* [Goal of the exercise]
Retype, please, the listing from its opening line through the line that contains "plt.rcParams['font.family'] = ['Noto", both included, without the pictures.

--- START ---

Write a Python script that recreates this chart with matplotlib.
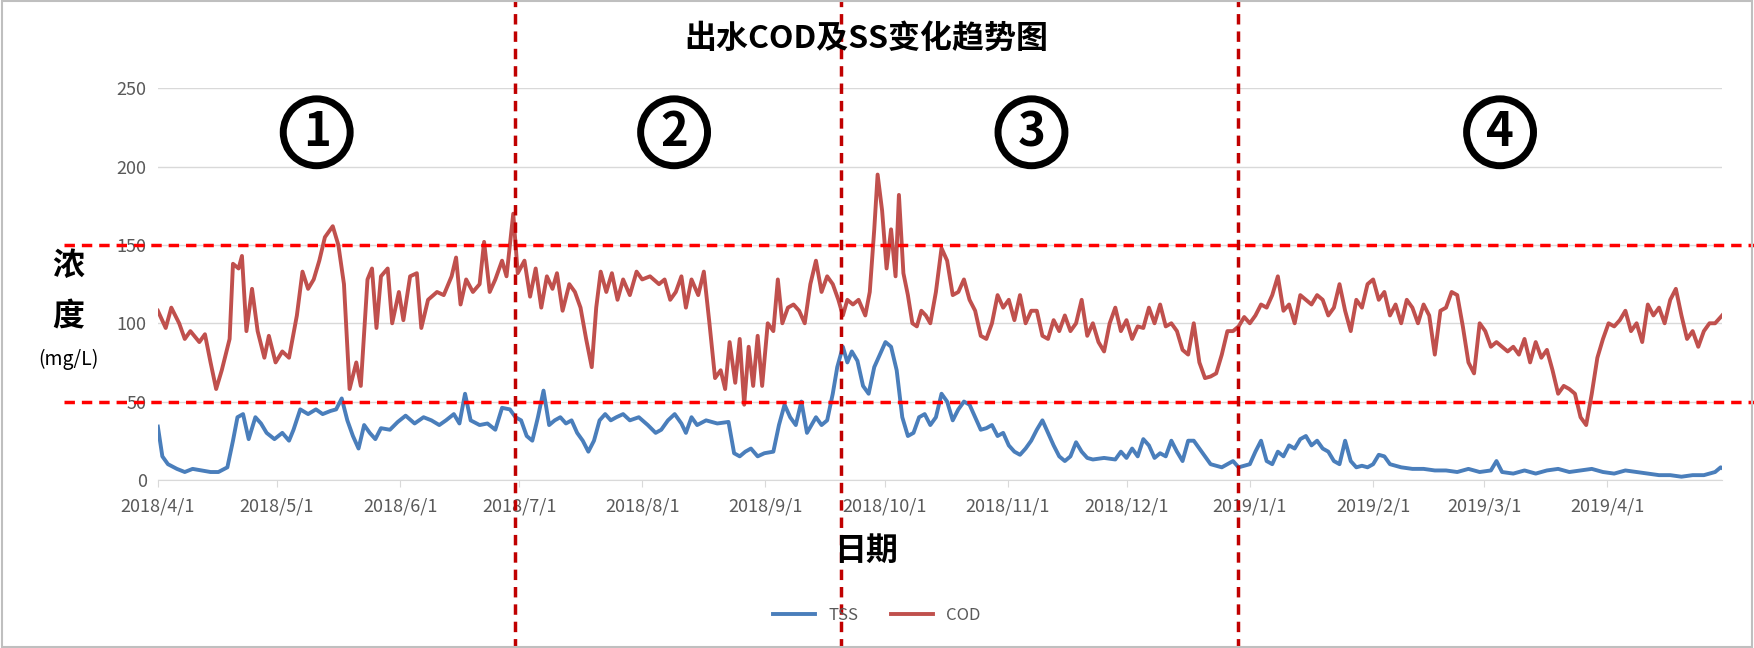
import matplotlib
matplotlib.use("Agg")
import matplotlib.pyplot as plt
import numpy as np
import pandas as pd

plt.rcParams['font.family'] = ['Noto Sans CJK SC', 'DejaVu Sans']

start = pd.Timestamp('2018-04-01')
PX_PER_DAY = 3.542
# readings: (horizontal position measured in reference pixels, value)
cod_px = [141,148,153,160,165,170,178,183,188,193,198,205,208,213,216,220,225,230,236,240,246,252,258,265,270,275,280,285,290,297,302,307,312,318,322,328,332,336,340,346,350,356,360,366,372,376,382,390,396,403,407,411,416,422,428,432,437,442,448,452,458,462,468,473,478,483,488,493,497,502,508,513,518,523,528,532,536,541,546,551,556,562,568,573,580,588,593,598,603,608,612,617,623,628,633,638,643,647,651,656,660,664,668,672,676,680,685,690,694,698,703,708,713,718,723,728,733,738,743,748,752,756,761,766,772,776,780,783,787,791,795,799,802,806,810,814,818,822,826,830,835,840,845,850,855,860,865,870,875,880,885,890,895,900,905,910,915,920,925,930,935,940,945,950,955,960,965,970,975,980,985,990,995,1000,1005,1010,1015,1020,1025,1030,1035,1040,1045,1050,1055,1060,1065,1070,1075,1080,1085,1090,1095,1100,1105,1110,1115,1120,1125,1130,1135,1140,1145,1150,1155,1160,1165,1170,1175,1180,1185,1190,1195,1200,1205,1210,1215,1220,1225,1230,1235,1240,1245,1250,1255,1260,1265,1270,1275,1280,1285,1290,1295,1300,1305,1310,1315,1320,1325,1330,1335,1340,1345,1350,1355,1360,1365,1370,1375,1380,1385,1390,1395,1400,1405,1410,1415,1420,1425,1430,1435,1440,1445,1450,1455,1460,1465,1470,1475,1480,1485,1490,1495,1500,1505,1510,1515,1520,1525,1530,1535,1540]
cod_val = [108,97,110,100,90,95,88,93,75,58,70,90,138,135,143,95,122,95,78,92,75,82,78,105,133,122,128,140,155,162,150,125,58,75,60,128,135,97,130,135,100,120,102,130,132,97,115,120,118,130,142,112,128,120,125,152,120,128,140,130,170,132,140,117,135,110,130,122,132,108,125,120,110,90,72,110,133,120,132,115,128,118,133,128,130,125,128,115,120,130,110,128,118,133,100,65,70,58,88,62,90,48,85,60,92,60,100,95,128,100,110,112,108,100,125,140,120,130,125,115,105,115,112,115,105,120,160,195,172,135,160,130,182,132,118,100,98,108,105,100,120,148,140,118,120,128,115,108,92,90,100,118,110,115,102,118,100,108,108,92,90,102,95,105,95,100,115,92,100,88,82,100,110,95,102,90,98,97,110,100,112,98,100,95,83,80,100,75,65,66,68,80,95,95,98,104,100,105,112,110,118,130,108,112,100,118,115,112,118,115,105,110,125,108,95,115,110,125,128,115,120,105,112,100,115,110,100,112,105,80,108,110,120,118,98,75,68,100,95,85,88,85,82,85,80,90,75,88,78,83,70,55,60,58,55,40,35,55,78,90,100,98,102,108,95,100,88,112,105,110,100,115,122,105,90,95,85,95,100,100,104,108]
tss_px = [141,145,150,158,165,172,180,188,195,203,208,212,217,222,228,233,238,245,252,258,262,268,275,282,288,295,300,305,310,315,320,325,330,335,340,348,355,362,370,378,385,392,398,405,410,415,420,428,435,442,448,455,460,465,470,475,480,485,490,495,500,505,510,515,520,525,530,535,540,545,550,556,562,570,578,585,590,596,602,608,612,617,622,630,640,650,655,660,665,670,676,682,690,695,700,705,710,715,720,728,733,738,743,747,752,756,760,765,770,775,780,785,790,795,800,805,810,815,820,825,830,835,840,845,850,855,860,865,870,875,880,885,890,895,900,905,910,915,920,925,930,935,940,945,950,955,960,965,970,975,985,995,1000,1005,1010,1015,1020,1025,1030,1035,1040,1045,1050,1055,1060,1065,1070,1075,1080,1085,1090,1095,1100,1105,1110,1115,1120,1125,1130,1135,1140,1145,1150,1155,1160,1165,1170,1175,1180,1185,1190,1195,1200,1205,1210,1215,1220,1225,1230,1235,1240,1250,1260,1270,1280,1290,1300,1310,1320,1330,1335,1340,1350,1360,1370,1380,1390,1400,1410,1420,1430,1440,1450,1460,1470,1480,1490,1500,1510,1520,1530,1535,1540]
tss_val = [34,15,10,7,5,7,6,5,5,8,25,40,42,26,40,36,30,26,30,25,32,45,42,45,42,44,45,52,38,28,20,35,30,26,33,32,37,41,36,40,38,35,38,42,36,55,38,35,36,32,46,45,40,38,28,25,40,57,35,38,40,36,38,30,25,18,25,38,42,38,40,42,38,40,35,30,32,38,42,36,30,40,35,38,36,37,17,15,18,20,15,17,18,35,48,40,35,50,30,40,35,38,55,72,85,75,82,76,60,55,72,80,88,85,70,40,28,30,40,42,35,40,55,50,38,45,50,48,40,32,33,35,28,30,22,18,16,20,25,32,38,30,22,15,12,15,24,18,14,13,14,13,18,14,20,15,26,22,14,17,15,25,18,12,25,25,20,15,10,9,8,10,12,8,9,10,18,25,12,10,18,15,22,20,26,28,22,25,20,18,12,10,25,12,8,9,8,10,16,15,10,8,7,7,6,6,5,7,5,6,12,5,4,6,4,6,7,5,6,7,5,4,6,5,4,3,3,2,3,3,5,8,6]

def to_dates(px):
    return [start + pd.Timedelta(days=(p - 141) / PX_PER_DAY) for p in px]

cod_dates = to_dates(cod_px)
tss_dates = to_dates(tss_px)
month_ticks = pd.date_range('2018-04-01', '2019-04-01', freq='MS')
divider_dates = [pd.Timestamp('2018-06-30'), pd.Timestamp('2018-09-20'), pd.Timestamp('2018-12-29')]
phase_labels = ['1', '2', '3', '4']
phase_dates = [pd.Timestamp('2018-05-11'), pd.Timestamp('2018-08-09'), pd.Timestamp('2018-11-07'), pd.Timestamp('2019-03-05')]
limit_lines = [150, 50]

fig = plt.figure(figsize=(17.54, 6.48), dpi=100)
ax = fig.add_axes([0.090, 0.2595, 0.892, 0.604])
ax.plot(tss_dates, tss_val, color='#4A7EBB', lw=2.8, label='TSS')
ax.plot(cod_dates, cod_val, color='#C0504D', lw=2.8, label='COD')
ax.set_xlim(pd.Timestamp('2018-04-01'), pd.Timestamp('2019-04-30'))
ax.set_ylim(0, 250)
ax.set_yticks([0, 50, 100, 150, 200, 250])
ax.set_xticks(month_ticks)
ax.set_xticklabels([f"{d.year}/{d.month}/1" for d in month_ticks])
ax.tick_params(axis='both', colors='#595959', labelsize=13, length=0, pad=8)
ax.tick_params(axis='x', length=5, color='#D9D9D9', direction='out')
ax.grid(axis='y', color='#D9D9D9', lw=1)
for s in ['top', 'right', 'left']:
    ax.spines[s].set_visible(False)
ax.spines['bottom'].set_color('#D9D9D9')
ax.set_axisbelow(True)

for y in limit_lines:
    ax.axhline(y, xmin=-0.06, xmax=1.02, color='#FF0000', ls=(0, (3, 2)), lw=2.5, clip_on=False)
for d in divider_dates:
    ax.axvline(d, ymin=-0.45, ymax=1.25, color='#C00000', ls=(0, (3, 2)), lw=2.5, clip_on=False)
for lab, d in zip(phase_labels, phase_dates):
    ax.text(d, 222, lab, ha='center', va='center', fontsize=34, fontweight='heavy', color='black',
            bbox=dict(boxstyle='circle,pad=0.2', fc='white', ec='black', lw=5))

fig.text(0.494, 0.94, '出水COD及SS变化趋势图', ha='center', va='center', fontsize=23, fontweight='bold')
fig.text(0.494, 0.15, '日期', ha='center', va='center', fontsize=23, fontweight='bold')
fig.text(0.039, 0.59, '浓', ha='center', va='center', fontsize=23, fontweight='bold')
fig.text(0.039, 0.51, '度', ha='center', va='center', fontsize=23, fontweight='bold')
fig.text(0.039, 0.445, '(mg/L)', ha='center', va='center', fontsize=14)
fig.legend(loc='center', bbox_to_anchor=(0.50, 0.05), ncol=2, frameon=False, fontsize=12,
           handlelength=2.5, labelcolor='#595959')
fig.patches.append(plt.Rectangle((0.001, 0.001), 0.998, 0.998, transform=fig.transFigure,
                                 fill=False, ec='#BFBFBF', lw=1.5))
fig.savefig('out.png', dpi=100)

--- END ---

* [Answer to the problem]
Write a Python script that recreates this chart with matplotlib.
import matplotlib
matplotlib.use("Agg")
import matplotlib.pyplot as plt
import numpy as np
import pandas as pd

plt.rcParams['font.family'] = ['Noto Sans CJK SC', 'DejaVu Sans']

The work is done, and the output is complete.